We formulate the problem of clock skew compensation as a special case of the integer linear scaling in the form of iD/A and propose two algorithms -- i.e., the multiplicative decomposition of integer division (MDID) and the additive decomposition of direct search (ADDS) -- for its nearest integer solution, which are not only immune to floating-point precision loss but also non-incremental unlike our prior approaches based on Bresenham's algorithm. Having theoretically established both decomposition algorithms based on a unified and rigorous formulation of the problem of the integer linear scaling rounded to the nearest integer, we discuss the space-time trade-off through the analysis of their computational complexities and non-overflow conditions. Through the numerical examples in a practical context of clock skew compensation under two different scenarios based on 32-bit and 64-bit integers, we observe that MDID can obtain the nearest integer solutions with the complexity of O(1) when D is much smaller than the maximum value of the underlying integer type but overflows otherwise; in comparison, ADDS can handle all the cases under both scenarios without overflows but at the expense of increased computational complexity when i approaches the maximum value of the underlying integer type. We also observe that ADDS based on 32-bit integers is equivalent to the clock skew compensation based on 64-bit double-precision floating-point arithmetic, while both algorithms based on 64-bit integers are equivalent to the clock skew compensation based on 128-bit quadruple-precision floating-point arithmetic, which highlights another trade-off between the bounded compensation errors and lower space complexity of the integer-based decomposition algorithms and the lower chances of overflows resulting from the wide ranges of numbers of the clock skew compensation based on floating-point arithmetic.
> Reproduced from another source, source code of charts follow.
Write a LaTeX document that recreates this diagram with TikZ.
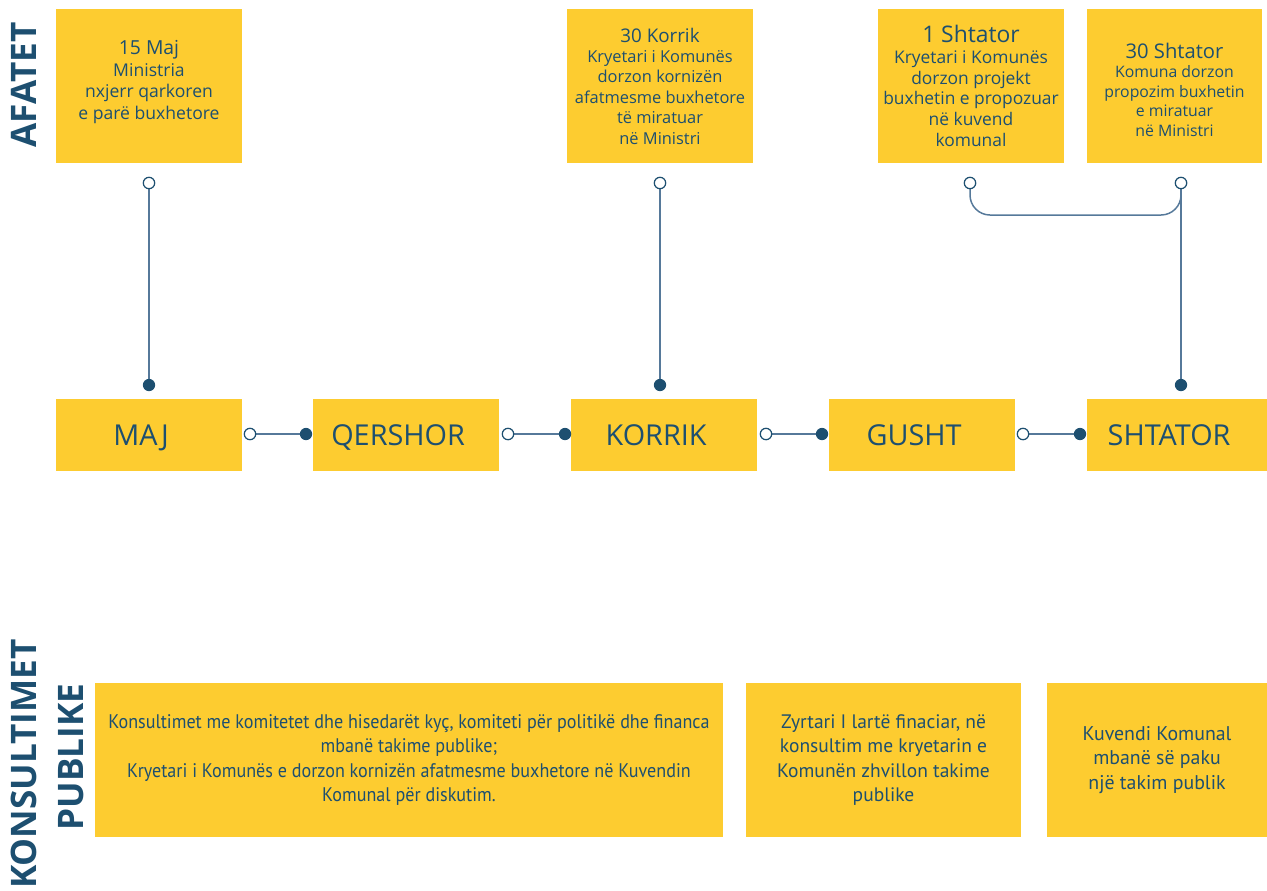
\documentclass[tikz,border=0pt]{standalone}
\usepackage{fontspec}
\setmainfont{Open Sans}
\newfontfamily\myriad{PT Sans}
\newfontfamily\myriadcond[FakeStretch=0.92]{PT Sans}
\definecolor{boxyellow}{HTML}{FDCC30}
\definecolor{inkblue}{HTML}{1D4F70}
\definecolor{linkblue}{HTML}{56799A}
\tikzset{
  box/.style={fill=boxyellow, text=inkblue, inner sep=0pt},
  monthbox/.style={box, minimum width=3.72cm, minimum height=1.44cm, text height=11.7pt, text depth=0pt,
    font=\fontsize{16.4}{20}\selectfont},
  datebox/.style={box, align=center, minimum height=3.08cm},
  publicbox/.style={box, align=center, minimum height=3.08cm},
  link/.style={draw=linkblue, line width=0.85pt},
  opendot/.style={circle, draw=inkblue, fill=white, line width=0.7pt, inner sep=0pt, minimum size=6.5pt},
  fulldot/.style={circle, fill=inkblue, inner sep=0pt, minimum size=7pt},
  sidelabel/.style={text=inkblue, rotate=90, font=\fontsize{20}{22}\selectfont\bfseries}
}
\begin{document}
\begin{tikzpicture}[x=0.02cm, y=-0.02cm]
\useasboundingbox (0,0) rectangle (1267,890);
{
% Side labels
\node [sidelabel] (afatet) at (24,85) {AFATET};
\node [sidelabel] (konsultimet) at (24,764) {KONSULTIMET};
\node [sidelabel] (publike) at (71,757) {PUBLIKE};

% Deadline boxes
\node [datebox, minimum width=3.72cm, font=\fontsize{10}{12.2}\selectfont] (d1) at (149,86)
  {{\fontsize{11}{13}\selectfont 15 Maj}\\ Ministria\\ nxjerr qarkoren\\ e parë buxhetore\rule[-7pt]{0pt}{7pt}};
\node [datebox, minimum width=3.72cm, font=\fontsize{9.35}{11.6}\selectfont] (d2) at (660,86)
  {{\fontsize{10.7}{13}\selectfont 30 Korrik}\\ Kryetari i Komunës\\ dorzon kornizën\\ afatmesme buxhetore\\ të miratuar\\ në Ministri};
\node [datebox, minimum width=3.72cm, font=\fontsize{9.9}{11.8}\selectfont] (d3) at (971,86)
  {{\fontsize{13}{15}\selectfont 1 Shtator}\\ Kryetari i Komunës\\ dorzon projekt\\ buxhetin e propozuar\\ në kuvend\\ komunal};
\node [datebox, minimum width=3.5cm, font=\fontsize{9}{11.1}\selectfont] (d4) at (1174.5,86)
  {{\fontsize{11.5}{14}\selectfont\rule{0pt}{13pt}30 Shtator}\\ Komuna dorzon\\ propozim buxhetin\\ e miratuar\\ në Ministri};

% Month boxes
\node [monthbox] (maj) at (149,435) {MAJ\kern9pt};
\node [monthbox] (qershor) at (406,435) {QERSHOR\kern9pt};
\node [monthbox] (korrik) at (664,435) {KORRIK\kern9pt};
\node [monthbox] (gusht) at (922,435) {GUSHT\kern9pt};
\node [monthbox, minimum width=3.6cm] (shtator) at (1177,435) {SHTATOR\kern9pt};

% Public consultation boxes
\node [publicbox, minimum width=12.56cm, font=\myriadcond\fontsize{11.2}{14}\selectfont] (pub1) at (409,760)
  {Konsultimet me komitetet dhe hisedarët kyç, komiteti për politikë dhe financa\\ mbanë takime publike;\\
   Kryetari i Komunës e dorzon kornizën afatmesme buxhetore në Kuvendin\\ Komunal për diskutim.};
\node [publicbox, minimum width=5.5cm, font=\myriad\fontsize{11.1}{14}\selectfont] (pub2) at (883.5,760)
  {Zyrtari I lartë finaciar, në\\ konsultim me kryetarin e\\ Komunën zhvillon takime\\ publike};
\node [publicbox, minimum width=4.4cm, font=\myriad\fontsize{11.3}{14}\selectfont] (pub3) at (1157,760)
  {Kuvendi Komunal\\ mbanë së paku\\ një takim publik};

% Connector ends
\coordinate (d1top) at (149,183);
\coordinate (d1bot) at (149,385);
\coordinate (d2top) at (660,183);
\coordinate (d2bot) at (660,385);
\coordinate (d3top) at (970,183);
\coordinate (d4top) at (1181,183);
\coordinate (d4bot) at (1181,385);
\coordinate (joinl) at (970,215);
\coordinate (joinr) at (1181,215);
\coordinate (m1r) at (250,434);
\coordinate (m2l) at (306,434);
\coordinate (m2r) at (508,434);
\coordinate (m3l) at (565,434);
\coordinate (m3r) at (766,434);
\coordinate (m4l) at (822,434);
\coordinate (m4r) at (1023,434);
\coordinate (m5l) at (1080,434);

% Drawing deadline links
\draw [link] (d1top) -- (d1bot);
\draw [link] (d2top) -- (d2bot);
\draw [link, rounded corners=0.4cm] (d3top) -- (joinl) -- (joinr) -- (d4top);
\draw [link] (d4top) -- (d4bot);

% Drawing month links
\draw [link] (m1r) -- (m2l);
\draw [link] (m2r) -- (m3l);
\draw [link] (m3r) -- (m4l);
\draw [link] (m4r) -- (m5l);

% Marking the ends
\foreach \p in {d1top,d2top,d3top,d4top,m1r,m2r,m3r,m4r}
  \node [opendot] at (\p) {};
\foreach \p in {d1bot,d2bot,d4bot,m2l,m3l,m4l,m5l}
  \node [fulldot] at (\p) {};
}
\end{tikzpicture}
\end{document}
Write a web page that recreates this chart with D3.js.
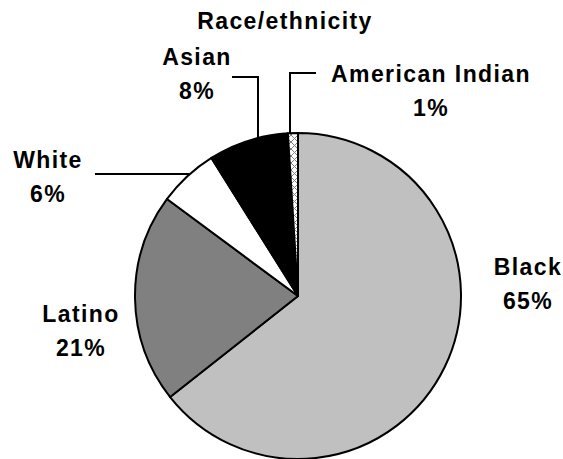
<!DOCTYPE html>
<html>
<head>
<meta charset="utf-8">
<script src="https://cdn.jsdelivr.net/npm/d3@7"></script>
<style>
  html, body { margin: 0; padding: 0; background: #fff; }
  svg { display: block; }
  text { font-family: "Liberation Sans", Arial, sans-serif; font-weight: bold; font-size: 23px; letter-spacing: 1.4px; fill: #000; }
</style>
</head>
<body>
<svg id="chart" width="563" height="459"></svg>
<script>
// Data
const categories = ["Black", "Latino", "White", "Asian", "American Indian"];
const values = [65, 21, 6, 8, 1];
const labels = ["65%", "21%", "6%", "8%", "1%"];
const fills = ["#c0c0c0", "#808080", "#ffffff", "#000000", "url(#hatch)"];
const title = "Race/ethnicity";

const W = 563, H = 459;
const cx = 298, cy = 296, R = 163;

const svg = d3.select("#chart");

// hatch pattern
const defs = svg.append("defs");
const pat = defs.append("pattern").attr("id", "hatch").attr("patternUnits", "userSpaceOnUse")
  .attr("width", 7).attr("height", 7);
pat.append("rect").attr("width", 7).attr("height", 7).attr("fill", "#fff");
pat.append("path").attr("d", "M0,0L7,7M7,0L0,7M-1,6L1,8M6,-1L8,1M-1,1L1,-1M6,8L8,6")
  .attr("stroke", "#808080").attr("stroke-width", 1);

const pie = d3.pie().sort(null).value(d => d)(values);
const arc = d3.arc().innerRadius(0).outerRadius(R);

const g = svg.append("g").attr("transform", `translate(${cx},${cy})`);
g.selectAll("path.slice").data(pie).join("path")
  .attr("class", "slice")
  .attr("d", arc)
  .attr("fill", (d, i) => fills[i])
  .attr("stroke", "#000")
  .attr("stroke-width", 2)
  .attr("stroke-linejoin", "round");

// Title
svg.append("text").attr("x", 285).attr("y", 29).attr("text-anchor", "middle").text(title);

// Label layout (positions of text blocks)
const labelPos = [
  { x: 528, y: 275 },   // Black
  { x: 81, y: 322 },    // Latino
  { x: 48, y: 168 },    // White
  { x: 197, y: 65 },    // Asian
  { x: 431, y: 82 }     // American Indian
];
categories.forEach((c, i) => {
  const t = svg.append("text").attr("text-anchor", "middle");
  t.append("tspan").attr("x", labelPos[i].x).attr("y", labelPos[i].y).text(c);
  t.append("tspan").attr("x", labelPos[i].x).attr("y", labelPos[i].y + 34).text(labels[i]);
});

// Leader lines: computed onto the pie rim
function yOnRim(x) { return cy - Math.sqrt(R * R - (x - cx) * (x - cx)); }
function xOnRimLeft(y) { return cx - Math.sqrt(R * R - (y - cy) * (y - cy)); }
const leaders = [
  // White: horizontal
  [[95, 174], [xOnRimLeft(174), 174]],
  // Asian: horizontal then vertical
  [[232, 77], [258, 77], [258, yOnRim(258)]],
  // American Indian
  [[316, 73], [290, 73], [290, yOnRim(290)]]
];
const line = d3.line();
svg.selectAll("path.leader").data(leaders).join("path")
  .attr("class", "leader")
  .attr("d", line)
  .attr("fill", "none")
  .attr("stroke", "#000")
  .attr("stroke-width", 2);
</script>
</body>
</html>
翻译：我们将时钟偏差补偿问题形式化为一种特殊形式的整数量化线性缩放（iD/A），并提出了两种算法——即整数除法的乘法分解（MDID）与直接搜索的加性分解（ADDS）——以求解其最近整数解。这两种算法不仅规避了浮点数精度损失问题，而且不同于我们先前基于 Bresenham 算法的方法，它们属于非增量式算法。基于对整数量化四舍五入线性缩放问题的统一严格理论构建，我们通过分析两种算法的计算复杂度与非溢出条件，讨论了其中存在的时空权衡。在基于 32 位与 64 位整数的两种实际时钟偏差补偿场景的数值实验中观察到：当除数 D 远小于底层整数类型最大值时，MDID 能以 O(1) 复杂度获得最近整数解，否则将发生溢出；相比之下，ADDS 在两种场景下均能无溢出处理所有情况，但代价是当被除数 i 接近底层整数类型最大值时计算复杂度显著增加。我们还发现：基于 32 位整数的 ADDS 等价于基于 64 位双精度浮点数的时钟偏差补偿方法，而基于 64 位整数的两种算法则等价于基于 128 位四精度浮点数的时钟偏差补偿方法。这揭示了基于整数的分解算法在补偿误差有界性与低空间复杂度方面，与基于浮点数的时钟偏差补偿算法因宽数值范围带来的低溢出风险之间的另一重权衡。